UK record industry spokesman wants you to know why his employers are going after Pirate Party execs personally

Last weekend, I posted about the UK record industry lobby's strategy of legally threatening executives of the UK Pirate Party over the party's Pirate Bay proxy. Now, Adam Liversage, BPI Director of Communications, wants you to know that his employers had no choice but to threaten the personal finances of Pirate Party officers:

The facts are that despite our efforts over a number of weeks to resolve the matter amicably, Pirate Party UK continued to make clear that they had no intention of removing the proxy to The Pirate Party.

The Pirate Party claims the opposite. I've never known the Pirate Party to knowingly utter a falsehood. I've never known the record industry to knowingly utter a truth, so you make up your own mind.

Our solicitors then wrote to PPUK's National Executive seeking legal undertakings that they would remove the proxy. 'Pirate Party UK' as an entity cannot give undertakings – it has no form of legal personality and it isn't incorporated – so the proper legal course is to write to the members of PPUK's National Executive personally.

The subsequent allegation made by Loz Kaye that BPI has threatened him or other party officers with "bankruptcy" is completely untrue. We have not "individually sued the party's executives" as you assert – we have asked for undertakings to remove the proxy. At no time have we threatened "bankruptcy", so your subsequent narrative about "corporate bullying" and "terrorising people who organise against them" is, in our view, difficult to justify.

So, they're not threatening bankruptcy, they're just talking personal legal action against individuals under statutes that they wrote, bought, and paid for, where the fines involved are designed to bankrupt the losers. But they're not threatening bankruptcy, oh no.

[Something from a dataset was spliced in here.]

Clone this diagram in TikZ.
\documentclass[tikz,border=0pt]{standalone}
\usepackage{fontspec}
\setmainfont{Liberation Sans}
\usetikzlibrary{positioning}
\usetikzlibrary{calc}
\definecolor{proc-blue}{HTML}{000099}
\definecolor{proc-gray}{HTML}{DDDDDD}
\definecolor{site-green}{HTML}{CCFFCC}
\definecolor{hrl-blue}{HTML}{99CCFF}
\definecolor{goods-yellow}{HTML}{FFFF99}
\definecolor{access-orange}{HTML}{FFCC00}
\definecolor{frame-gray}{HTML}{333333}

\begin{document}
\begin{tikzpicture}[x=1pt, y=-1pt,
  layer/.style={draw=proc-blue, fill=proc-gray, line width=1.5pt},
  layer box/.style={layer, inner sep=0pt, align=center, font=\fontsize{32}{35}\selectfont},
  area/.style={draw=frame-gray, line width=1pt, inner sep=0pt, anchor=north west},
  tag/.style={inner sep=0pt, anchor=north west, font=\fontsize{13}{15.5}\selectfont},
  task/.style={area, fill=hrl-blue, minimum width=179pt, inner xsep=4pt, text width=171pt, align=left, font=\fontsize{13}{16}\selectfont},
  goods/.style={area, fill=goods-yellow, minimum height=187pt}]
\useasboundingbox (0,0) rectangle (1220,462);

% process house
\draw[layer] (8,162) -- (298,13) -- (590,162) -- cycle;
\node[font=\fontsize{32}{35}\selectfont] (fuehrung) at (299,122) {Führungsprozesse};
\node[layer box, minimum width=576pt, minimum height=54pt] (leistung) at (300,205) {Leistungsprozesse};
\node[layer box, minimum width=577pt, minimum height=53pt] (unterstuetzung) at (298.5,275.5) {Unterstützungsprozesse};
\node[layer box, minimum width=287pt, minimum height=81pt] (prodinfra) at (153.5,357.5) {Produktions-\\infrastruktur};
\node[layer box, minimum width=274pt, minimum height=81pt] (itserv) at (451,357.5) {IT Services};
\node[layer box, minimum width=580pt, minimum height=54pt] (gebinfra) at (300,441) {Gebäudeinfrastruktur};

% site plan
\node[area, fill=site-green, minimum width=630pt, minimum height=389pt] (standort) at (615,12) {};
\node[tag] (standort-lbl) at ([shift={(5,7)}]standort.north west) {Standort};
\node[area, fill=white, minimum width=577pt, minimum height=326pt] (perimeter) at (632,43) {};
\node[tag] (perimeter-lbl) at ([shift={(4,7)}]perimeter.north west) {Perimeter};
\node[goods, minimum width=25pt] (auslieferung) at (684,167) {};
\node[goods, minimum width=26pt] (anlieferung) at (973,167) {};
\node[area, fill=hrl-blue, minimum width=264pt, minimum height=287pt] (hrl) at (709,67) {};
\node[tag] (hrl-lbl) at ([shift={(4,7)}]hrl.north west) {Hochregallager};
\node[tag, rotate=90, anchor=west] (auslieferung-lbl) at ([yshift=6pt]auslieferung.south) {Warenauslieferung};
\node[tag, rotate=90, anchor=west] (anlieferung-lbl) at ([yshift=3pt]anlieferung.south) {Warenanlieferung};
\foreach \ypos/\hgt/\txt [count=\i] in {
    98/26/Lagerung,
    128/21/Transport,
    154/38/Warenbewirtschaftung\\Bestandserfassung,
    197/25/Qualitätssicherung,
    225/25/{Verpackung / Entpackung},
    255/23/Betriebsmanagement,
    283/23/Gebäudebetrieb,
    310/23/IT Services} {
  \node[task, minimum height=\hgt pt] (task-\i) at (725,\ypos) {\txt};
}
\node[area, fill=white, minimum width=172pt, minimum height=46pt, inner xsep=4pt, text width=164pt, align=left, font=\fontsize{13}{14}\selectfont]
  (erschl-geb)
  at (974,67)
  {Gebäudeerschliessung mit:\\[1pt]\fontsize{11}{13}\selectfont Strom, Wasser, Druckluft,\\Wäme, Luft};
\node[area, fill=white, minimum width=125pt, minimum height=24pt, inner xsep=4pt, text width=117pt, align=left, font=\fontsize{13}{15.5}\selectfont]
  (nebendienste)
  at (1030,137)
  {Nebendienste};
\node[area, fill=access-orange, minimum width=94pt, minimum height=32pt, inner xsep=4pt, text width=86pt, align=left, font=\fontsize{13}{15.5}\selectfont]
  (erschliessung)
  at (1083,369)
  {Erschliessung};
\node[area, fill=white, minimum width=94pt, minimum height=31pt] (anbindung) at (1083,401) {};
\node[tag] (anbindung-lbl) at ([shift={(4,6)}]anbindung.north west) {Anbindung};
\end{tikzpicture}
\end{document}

Finally, Mr Liversage, whose employers are funded by companies that stole $45 million in royalties from musicians using a Canadian legal shell-game, routinely fiddle their accounting to their artists, and who ran off-the-books "third-shift" pressings of CDs that could be sold without ever paying royalties to artists until the Sarbanes-Oxley act made their execs personally criminally liable for the practice, wants you to know that:

There is nothing principled in Pirate Party UK helping The Pirate Bay defraud people who earn their living in the creative industries. They have a right to be paid for their work like anyone else.